The billable hour is dead. A quick Internet search will provide a selection of obituaries ranging from confident predictions of gloom to irreverent and somewhat gleeful 'bon voyage' elegies. But are they premature?
To no one's surprise, the answer is: it depends.
In the very precise and yet complex style that perhaps only the legal industry can achieve, the billable hour is dead and yet very much alive. A sort of financial zombie lurching through the accounting department of law firms everywhere, if you will.
This duality is beautifully summed up by a 2017 article by the Legal Tech Blog titled "Death of the billable hour - rise of legal tech?" They describe the confusion to one of definition and a 2017 report by the Georgetown Law's Center for the study of the legal profession and Thomson Reuters Legal Executive Institute entitled "State of the Legal Market" as saying:
"One of the most potentially significant, though rarely acknowledged, changes of the past decade has been the effective death of the traditional billable hour pricing model in most law firms. This isn’t to suggest that most firms have done away with billing based on hours worked, indeed the majority of matters at most firms are still billed on an hourly basis."
It is clear that in understanding the celebration of the demise of the billable hour, that we are talking about the death of a client-facing pricing model rather than an internal measurement of business value contributed by lawyers working at the firm. It is that definition of the billable hour that is very much alive and well.
How does this shift affect IP law firms in particular?
It's said so often that it seems irrelevant but the volume of manual work in routine IP management practice is a showstopper in many ways, not least when it comes to client-facing pricing models for that work. Flat fee arrangements are a common practice for more routine kinds of work and the combination of flat fees, the volume of manual work and a certain 'je ne sais quois' element to how many hours any particular renewal, registration or monitoring service might actually take, gives rise to fundamental concerns about profit margins - a creature whose existence in law firms is rather more credibly under threat than the billable hour!
In our white paper "Consumption pricing in the IP industry", we took a look at the factors that tie into the average IP law firms ability to achieve the kind of work flows and pricing models that grow their business, increase revenue and create sustainable profit margins.
The 2020 Altman Weil report "Law Firms in Transition" found that just over 90% of lawyers agreed that competition on pricing between firms is a legal market trend that is here to stay. If you will be forced to compete on price and you cannot reduce the hours that manual tasks take, then the result is to reduce the flat fees that clients now demand. To do so is to charge less for your lawyer's time than you pay them.
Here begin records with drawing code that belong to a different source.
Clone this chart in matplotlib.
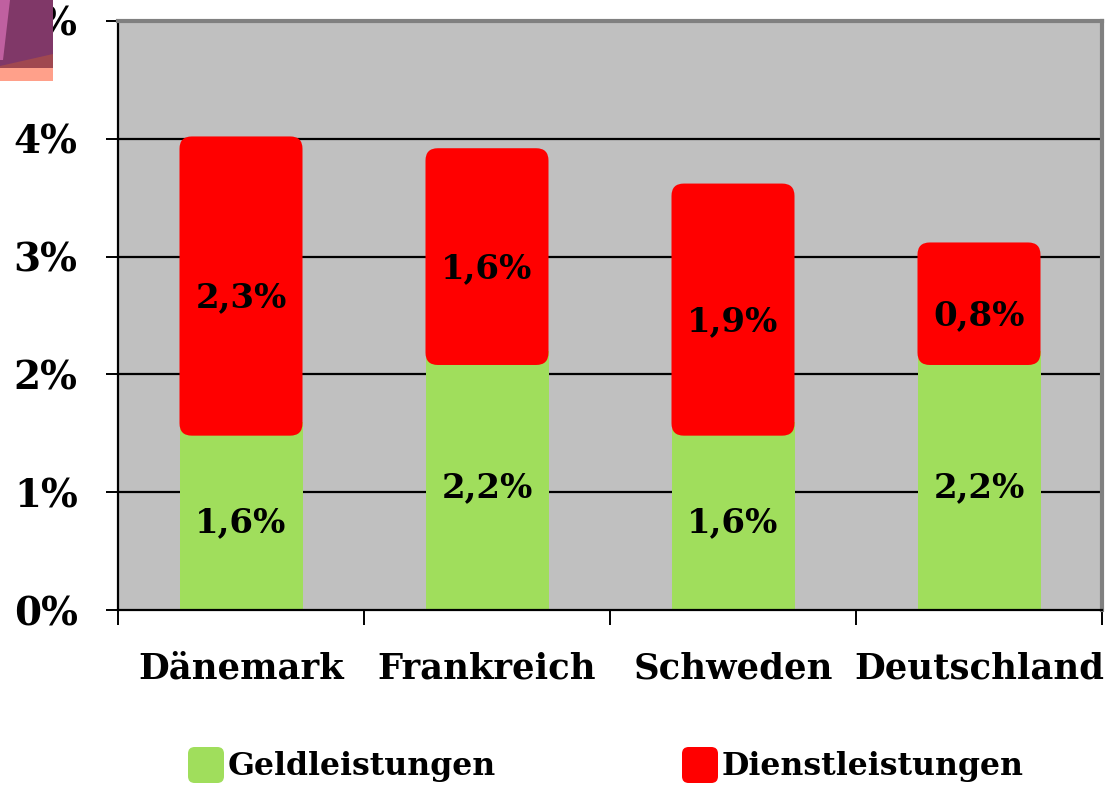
import matplotlib
matplotlib.use("Agg")
import matplotlib.pyplot as plt
from matplotlib.patches import FancyBboxPatch, Polygon, Rectangle
from matplotlib.ticker import FixedLocator, FuncFormatter
import numpy as np

categories = ["Dänemark", "Frankreich", "Schweden", "Deutschland"]
geld = [1.6, 2.2, 1.6, 2.2]
dienst = [2.3, 1.6, 1.9, 0.8]
geld_labels = ["1,6%", "2,2%", "1,6%", "2,2%"]
dienst_labels = ["2,3%", "1,6%", "1,9%", "0,8%"]
series_names = ["Geldleistungen", "Dienstleistungen"]
y_ticks = [0, 1, 2, 3, 4, 5]

GREEN = "#A0DE5C"
RED = "#FF0000"
FONT = "DejaVu Serif"

W, H = 1112, 789
fig = plt.figure(figsize=(W / 100, H / 100), dpi=100)
ax = fig.add_axes([118 / W, 1 - 610 / H, (1102 - 118) / W, (610 - 21) / H])
ax.set_facecolor("#C0C0C0")
ax.set_xlim(-0.5, len(categories) - 0.5)
ax.set_ylim(0, 5)

# gridlines
for t in y_ticks[1:-1]:
    ax.axhline(t, color="black", lw=1.6, zorder=1)

x = np.arange(len(categories))
width = 0.5
ax.bar(x, geld, width=width, color=GREEN, zorder=2)

# rounded red boxes (scaled to axes aspect)
px_per_x = (1102 - 118) / len(categories)
px_per_y = (610 - 21) / 5
aspect = px_per_x / px_per_y
pad = 0.12
for xi, g, d, lab_g, lab_d in zip(x, geld, dienst, geld_labels, dienst_labels):
    box = FancyBboxPatch((xi - width / 2, g - pad), width, d + 2 * pad,
                         boxstyle="round,pad=0,rounding_size=0.05",
                         mutation_aspect=aspect, facecolor=RED, edgecolor="none", zorder=3)
    ax.add_patch(box)
    ax.text(xi, g / 2 - 0.06, lab_g, ha="center", va="center", fontsize=24.5,
            fontweight="bold", family=FONT, zorder=4)
    ax.text(xi, g + d / 2 - 0.1, lab_d, ha="center", va="center", fontsize=24.5,
            fontweight="bold", family=FONT, zorder=4)

# spines
ax.spines["left"].set_color("black")
ax.spines["left"].set_linewidth(1.6)
ax.spines["bottom"].set_color("black")
ax.spines["bottom"].set_linewidth(1.6)
for s in ["top", "right"]:
    ax.spines[s].set_color("#808080")
    ax.spines[s].set_linewidth(3)

ax.set_yticks(y_ticks)
ax.yaxis.set_major_formatter(FuncFormatter(lambda v, p: f"{int(v)}%"))
ax.tick_params(axis="y", length=9, width=1.4, pad=20, labelsize=28, direction="out")
for lab in ax.get_yticklabels():
    lab.set_fontweight("bold")
    lab.set_family(FONT)

ax.set_xticks(x)
ax.set_xticklabels(categories)
ax.xaxis.set_minor_locator(FixedLocator(np.arange(-0.5, len(categories) - 0.4, 1.0)))
ax.tick_params(axis="x", which="major", length=0, pad=30, labelsize=25.5)
ax.tick_params(axis="x", which="minor", length=11, width=1.4, direction="out")
for lab in ax.get_xticklabels():
    lab.set_fontweight("bold")
    lab.set_family(FONT)

# legend (manual)
for (lx, color, name) in [(188, GREEN, series_names[0]), (682, RED, series_names[1])]:
    sq = FancyBboxPatch((lx / W, 1 - 783 / H), 36 / W, 36 / H,
                        boxstyle="round,pad=0,rounding_size=0.006",
                        transform=fig.transFigure, facecolor=color, edgecolor="none",
                        mutation_aspect=W / H)
    fig.add_artist(sq)
    fig.text((lx + 40) / W, 1 - 767 / H, name, ha="left", va="center", fontsize=22.7,
             fontweight="bold", family=FONT)

# decorative graphic fragment in the top-left corner
def fpts(pts):
    return [(px / W, 1 - py / H) for px, py in pts]

fig.add_artist(Rectangle((0, 1 - 81 / H), 53 / W, 13 / H, transform=fig.transFigure,
                         facecolor="#FFA08A", edgecolor="none", zorder=10))
fig.add_artist(Polygon(fpts([(0, 0), (53, 0), (53, 68), (0, 68)]), closed=True,
                       transform=fig.transFigure, facecolor="#803868", edgecolor="none", zorder=10))
fig.add_artist(Polygon(fpts([(0, 0), (10, 0), (3, 60), (0, 60)]), closed=True,
                       transform=fig.transFigure, facecolor="#C060A0", edgecolor="none", zorder=11))
fig.add_artist(Polygon(fpts([(53, 54), (53, 68), (0, 68), (0, 66)]), closed=True,
                       transform=fig.transFigure, facecolor="#A04850", edgecolor="none", zorder=11))

fig.savefig("out.png", dpi=100)
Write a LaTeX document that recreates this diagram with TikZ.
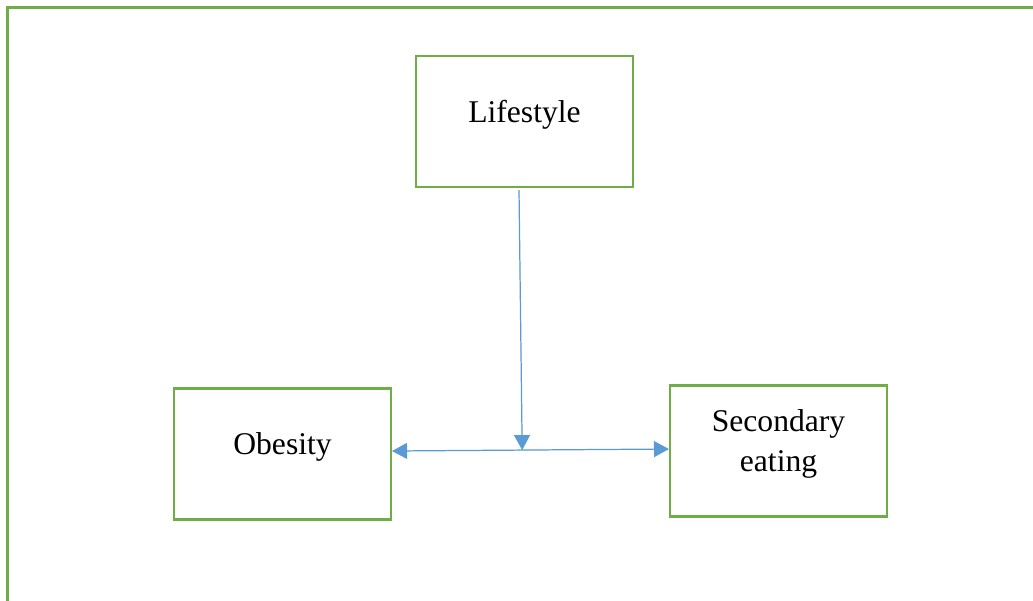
\documentclass[tikz,border=0pt]{standalone}
\usepackage{fontspec}
\setmainfont{Liberation Serif}
\usepackage{tikz}
\usetikzlibrary{positioning, arrows.meta}
\usepackage{xcolor}
\definecolor{boxgreen}{HTML}{70AD47}
\definecolor{linkblue}{HTML}{5B9BD5}

\begin{document}
\begin{tikzpicture}[
    x=0.02cm, y=-0.02cm,
    box/.style={rectangle, draw=boxgreen, line width=1.2pt, fill=white, minimum width=4.34cm, minimum height=2.62cm, align=center, font=\fontsize{18}{22.5}\selectfont, text depth=12pt, inner sep=0pt},
    tip/.style={Triangle[length=0.3cm, width=0.32cm]},
    arrow/.style={-{Triangle[length=0.3cm, width=0.32cm]}, line width=0.7pt, draw=linkblue, fill=linkblue},
    frame/.style={draw=boxgreen, line width=1.4pt}
]

% Page
\clip (0,0) rectangle (1033,600);
\draw [frame] (7.5,7.5) rectangle (1100,700);

% Lifestyle
\node (life) [box] at (524.5,121.5) {Lifestyle};

% Obesity
\node (obes) [box] at (282.5,454) {Obesity};

% Secondary eating
\node (second) [box] at (778.5,451) {Secondary\\eating};

% Connecting Arrows
\draw [arrow, {Triangle[length=0.3cm, width=0.32cm]}-{Triangle[length=0.3cm, width=0.32cm]}] ([yshift=0.06cm]obes.east) -- coordinate[pos=0.47] (mid) ([yshift=0.04cm]second.west);
\draw [arrow] ([xshift=-0.11cm, yshift=-0.04cm]life.south) -- (mid);

\end{tikzpicture}
\end{document}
Add in the all-too-frequent free services that many IP law firms offer to their clients as the price of doing business and retaining their business and it is difficult to see any potential for growth in that market. Core to any unified position on this topic is the understanding that is the way in which we manage routine IP work that must change to both satisfy clients and increase profit margins.
It is this fact that creates such opportunities for legal technology companies in the IP space to contribute in a meaningful to change that benefits the entire eco-system. If lawyers must do more with less (and they must), then it is the role of legal technology companies to provide intelligent tools to help them and excitingly, that future is now here.